On October 18, 1950, a new president was elected, and on November 10, 1950, plaintiff was discharged as manager of the company.
On March 16, 1951, after amicable demand, plaintiff filed this suit asking for damages of $7,200 in salary being 140 weeks at $50 a week, plus $1,391.80 representing commissions allegedly due and owed by defendant. He alleged his discharge was without any cause whatsoever. Defendant in its answer denied any liability alleging no commissions were due, and that plaintiff was discharged because of incompetence, mismanagement, and for failure to comply with instructions directed to him by the board of directors.
After a trial, there was judgment below in favor of plaintiff for $7,200 representing the salary claimed. The claim for commissions was denied because of lack of proof of the basis upon which they were to be paid. Defendant brings this appeal, asking that the judgment be reversed. Plaintiff did not appeal nor answer the appeal taken by defendant. He asks only that the judgment of the lower court be affirmed, and his claim for commissions will be considered as having been abandoned.
Defendant contends that the trial judge erred in giving effect to the employment contract and erred in not finding from the evidence presented, sufficient facts to justify "serious cause" for dismissal as required by Article 2749, LSA-C.C.
The first assignment of error is based on an alleged failure of consideration or cause, due to an ambiguity in the manager's agreement concerning the payment of commissions to plaintiff. But as this part of plaintiff's claim is no longer involved in the case this point is now immaterial. It cannot be disputed that a sufficient consideration has been shown insofar as the $50 a week salary is concerned.
This leaves only for consideration the question of whether or not there existed serious ground of complaint to warrant plaintiff's dismissal in view of the fact that the term of the employment contract had not yet expired. As stated above the grounds alleged by defendant are incompetence, mismanagement, and failure to comply with instructions directed to him by the board of directors.
Besides the minutes of the corporation, to which reference has already been made, the evidence offered by plaintiff shows that on June 7, 1949, after plaintiff had been with the defendant company almost two years, his employment agreement was extended for an additional term of three years from the date on which it was to terminate, the reason given being that plaintiff had not taken full advantage of the commissions due him under the contract. Plaintiff contends this was because of the lack of funds with which to pay these commissions. The trial judge felt obligated to hold that the services must have been satisfactory at the time of the extension.
Effect has to be given to the recorded minutes of the meeting of the Board of Directors of the Corporation.
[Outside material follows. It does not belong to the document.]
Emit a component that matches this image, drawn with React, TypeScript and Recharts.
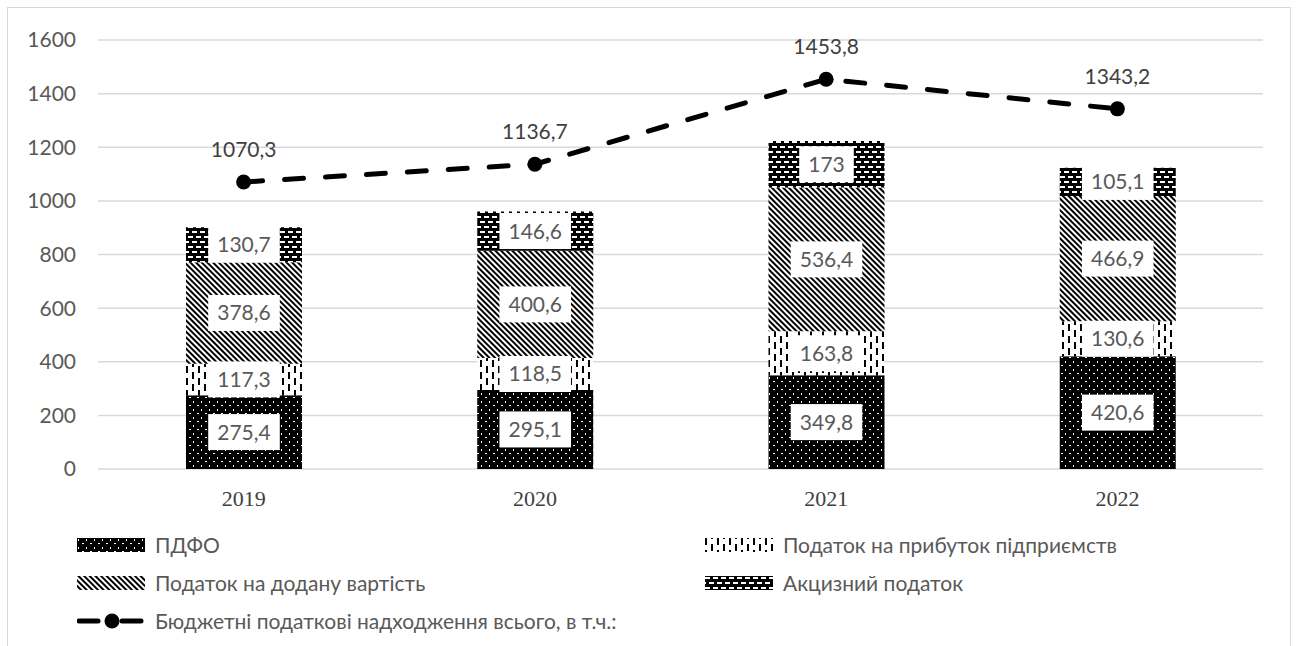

An effort was made by some of defendant's witnesses to discount that effect by stating that they did not represent the true proceedings that were had but this proved abortive in view of a stipulation by their counsel as to their genuineness.
Plaintiff also showed that on October 18, 1950 at a stockholder's meeting, seven new members were elected to the board of directors, six of them who did not appear as stockholders of record, April 1, 1950; that immediately after the stockholder's meeting was adjourned, the board of directors met, and at this meeting one of the new stockholders and directors was elected president of the company, another vice-president, another assistant secretary, another treasurer, and another chairman of the board; that less than one month later, he was discharged by the company without being given any reason for his discharge. His contention is that these new stockholders and directors together with a few of the older stockholders, who as a group held a majority of the stock, decided to discharge him so that they could have full charge of the business. The trial judge seems to have agreed with this contention and held the discharge to be without serious cause.
The evidence offered by defendant shows that the books and records of the company have always been poorly kept; that the company has not made any profit since its inception — in fact, the stockholders have been assessed each year to bring the surplus up to legal requirements; that plaintiff's explanations of business conditions and his reports to the board of directors were never satisfactory to certain members; that certain taxes and license fees were not paid on time resulting in fines; and that the cash and petty cash accounts were not properly kept.
In rebuttal plaintiff offered evidence that the company was undercapitalized since its inception resulting in a deficit surplus each year which had to be made up through assessments; that he was without sufficient help to keep proper books, having only the services of a part-time bookkeeper at his disposal; that he was often without funds to pay the taxes and license fees, the bank account being often overdrawn; and that oftentimes the part-time; bookkeeper did not prepare the returns in time; that his explanation of the business condition and his reports were not satisfactory to or understood by certain directors because he was the only one with any past experience in the insurance business; that the petty cash account was never kept at a stipulated sum from week to week but was used rather freely for all expenses of the new company.
The record is replete with charges and contradictions and presents a case which must be decided on the credibility of the witnesses and the weight to be given to their testimony. The trial judge below resolved the issue in favor of the plaintiff. Defendant has been unable to point out manifest error and neither do we find any in the conclusions reached by him.
For the reasons stated, the judgment appealed from is affirmed at the costs of the appellant.